Written problem ▸ Return the whole listing, line for line, without the pictures in it.

Supplied data ▸
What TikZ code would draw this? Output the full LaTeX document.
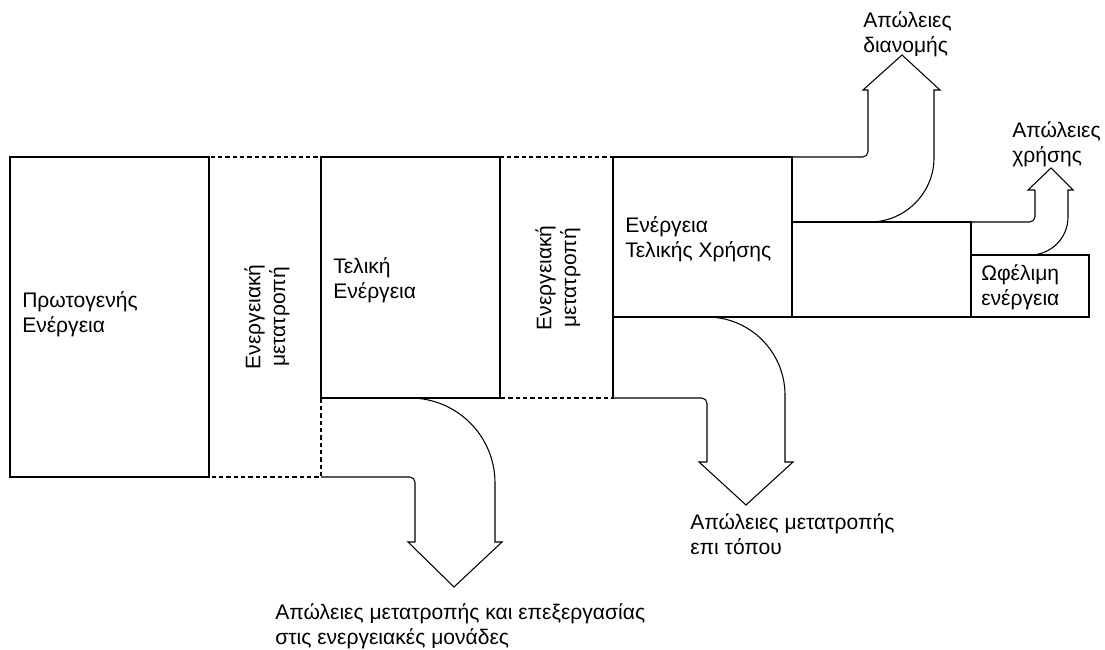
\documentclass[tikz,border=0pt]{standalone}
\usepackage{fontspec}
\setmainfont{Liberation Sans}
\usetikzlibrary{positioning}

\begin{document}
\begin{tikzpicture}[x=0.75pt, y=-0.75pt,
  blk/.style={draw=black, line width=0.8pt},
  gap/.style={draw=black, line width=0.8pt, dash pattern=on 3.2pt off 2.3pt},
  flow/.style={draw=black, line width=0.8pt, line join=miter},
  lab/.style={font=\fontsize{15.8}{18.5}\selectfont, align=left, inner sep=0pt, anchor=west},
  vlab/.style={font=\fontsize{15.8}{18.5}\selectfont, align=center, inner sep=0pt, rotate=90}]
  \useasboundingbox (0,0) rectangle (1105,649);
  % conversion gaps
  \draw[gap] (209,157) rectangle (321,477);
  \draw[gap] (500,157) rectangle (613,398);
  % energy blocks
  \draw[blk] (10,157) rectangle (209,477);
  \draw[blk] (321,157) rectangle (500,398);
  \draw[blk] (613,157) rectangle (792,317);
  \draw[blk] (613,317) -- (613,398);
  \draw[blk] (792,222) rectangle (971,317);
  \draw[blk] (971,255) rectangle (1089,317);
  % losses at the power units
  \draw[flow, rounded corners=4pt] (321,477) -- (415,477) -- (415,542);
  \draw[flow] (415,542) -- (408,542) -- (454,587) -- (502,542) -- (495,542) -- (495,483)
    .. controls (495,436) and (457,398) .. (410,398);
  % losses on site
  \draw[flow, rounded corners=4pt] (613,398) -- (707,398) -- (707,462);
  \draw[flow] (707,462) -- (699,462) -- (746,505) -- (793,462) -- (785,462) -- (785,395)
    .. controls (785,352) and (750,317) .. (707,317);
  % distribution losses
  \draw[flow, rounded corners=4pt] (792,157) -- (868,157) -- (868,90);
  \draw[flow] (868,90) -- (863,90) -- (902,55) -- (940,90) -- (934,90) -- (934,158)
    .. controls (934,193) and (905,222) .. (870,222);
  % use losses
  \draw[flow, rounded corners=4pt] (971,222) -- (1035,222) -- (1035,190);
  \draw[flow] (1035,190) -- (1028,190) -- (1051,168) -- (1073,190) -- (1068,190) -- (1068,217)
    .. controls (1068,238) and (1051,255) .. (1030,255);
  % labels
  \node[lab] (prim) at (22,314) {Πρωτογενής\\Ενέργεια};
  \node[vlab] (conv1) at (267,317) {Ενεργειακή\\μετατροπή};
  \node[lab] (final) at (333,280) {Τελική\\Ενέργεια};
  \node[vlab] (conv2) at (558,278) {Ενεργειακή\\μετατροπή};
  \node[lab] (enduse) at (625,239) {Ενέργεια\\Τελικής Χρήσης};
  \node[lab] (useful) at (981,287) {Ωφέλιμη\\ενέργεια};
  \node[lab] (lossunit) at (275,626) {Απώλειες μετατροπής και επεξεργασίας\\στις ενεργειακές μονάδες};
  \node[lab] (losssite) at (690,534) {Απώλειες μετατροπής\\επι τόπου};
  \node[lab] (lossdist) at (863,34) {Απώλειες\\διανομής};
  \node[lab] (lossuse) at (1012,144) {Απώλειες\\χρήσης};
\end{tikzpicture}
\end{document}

Solution to the exercise ▸
What TikZ code would draw this? Output the full LaTeX document.
\documentclass[tikz,border=0pt]{standalone}
\usepackage{fontspec}
\setmainfont{Liberation Sans}
\usetikzlibrary{positioning}

\begin{document}
\begin{tikzpicture}[x=0.75pt, y=-0.75pt,
  blk/.style={draw=black, line width=0.8pt},
  gap/.style={draw=black, line width=0.8pt, dash pattern=on 3.2pt off 2.3pt},
  flow/.style={draw=black, line width=0.8pt, line join=miter},
  lab/.style={font=\fontsize{15.8}{18.5}\selectfont, align=left, inner sep=0pt, anchor=west},
  vlab/.style={font=\fontsize{15.8}{18.5}\selectfont, align=center, inner sep=0pt, rotate=90}]
  \useasboundingbox (0,0) rectangle (1105,649);
  % conversion gaps
  \draw[gap] (209,157) rectangle (321,477);
  \draw[gap] (500,157) rectangle (613,398);
  % energy blocks
  \draw[blk] (10,157) rectangle (209,477);
  \draw[blk] (321,157) rectangle (500,398);
  \draw[blk] (613,157) rectangle (792,317);
  \draw[blk] (613,317) -- (613,398);
  \draw[blk] (792,222) rectangle (971,317);
  \draw[blk] (971,255) rectangle (1089,317);
  % losses at the power units
  \draw[flow, rounded corners=4pt] (321,477) -- (415,477) -- (415,542);
  \draw[flow] (415,542) -- (408,542) -- (454,587) -- (502,542) -- (495,542) -- (495,483)
    .. controls (495,436) and (457,398) .. (410,398);
  % losses on site
  \draw[flow, rounded corners=4pt] (613,398) -- (707,398) -- (707,462);
  \draw[flow] (707,462) -- (699,462) -- (746,505) -- (793,462) -- (785,462) -- (785,395)
    .. controls (785,352) and (750,317) .. (707,317);
  % distribution losses
  \draw[flow, rounded corners=4pt] (792,157) -- (868,157) -- (868,90);
  \draw[flow] (868,90) -- (863,90) -- (902,55) -- (940,90) -- (934,90) -- (934,158)
    .. controls (934,193) and (905,222) .. (870,222);
  % use losses
  \draw[flow, rounded corners=4pt] (971,222) -- (1035,222) -- (1035,190);
  \draw[flow] (1035,190) -- (1028,190) -- (1051,168) -- (1073,190) -- (1068,190) -- (1068,217)
    .. controls (1068,238) and (1051,255) .. (1030,255);
  % labels
  \node[lab] (prim) at (22,314) {Πρωτογενής\\Ενέργεια};
  \node[vlab] (conv1) at (267,317) {Ενεργειακή\\μετατροπή};
  \node[lab] (final) at (333,280) {Τελική\\Ενέργεια};
  \node[vlab] (conv2) at (558,278) {Ενεργειακή\\μετατροπή};
  \node[lab] (enduse) at (625,239) {Ενέργεια\\Τελικής Χρήσης};
  \node[lab] (useful) at (981,287) {Ωφέλιμη\\ενέργεια};
  \node[lab] (lossunit) at (275,626) {Απώλειες μετατροπής και επεξεργασίας\\στις ενεργειακές μονάδες};
  \node[lab] (losssite) at (690,534) {Απώλειες μετατροπής\\επι τόπου};
  \node[lab] (lossdist) at (863,34) {Απώλειες\\διανομής};
  \node[lab] (lossuse) at (1012,144) {Απώλειες\\χρήσης};
\end{tikzpicture}
\end{document}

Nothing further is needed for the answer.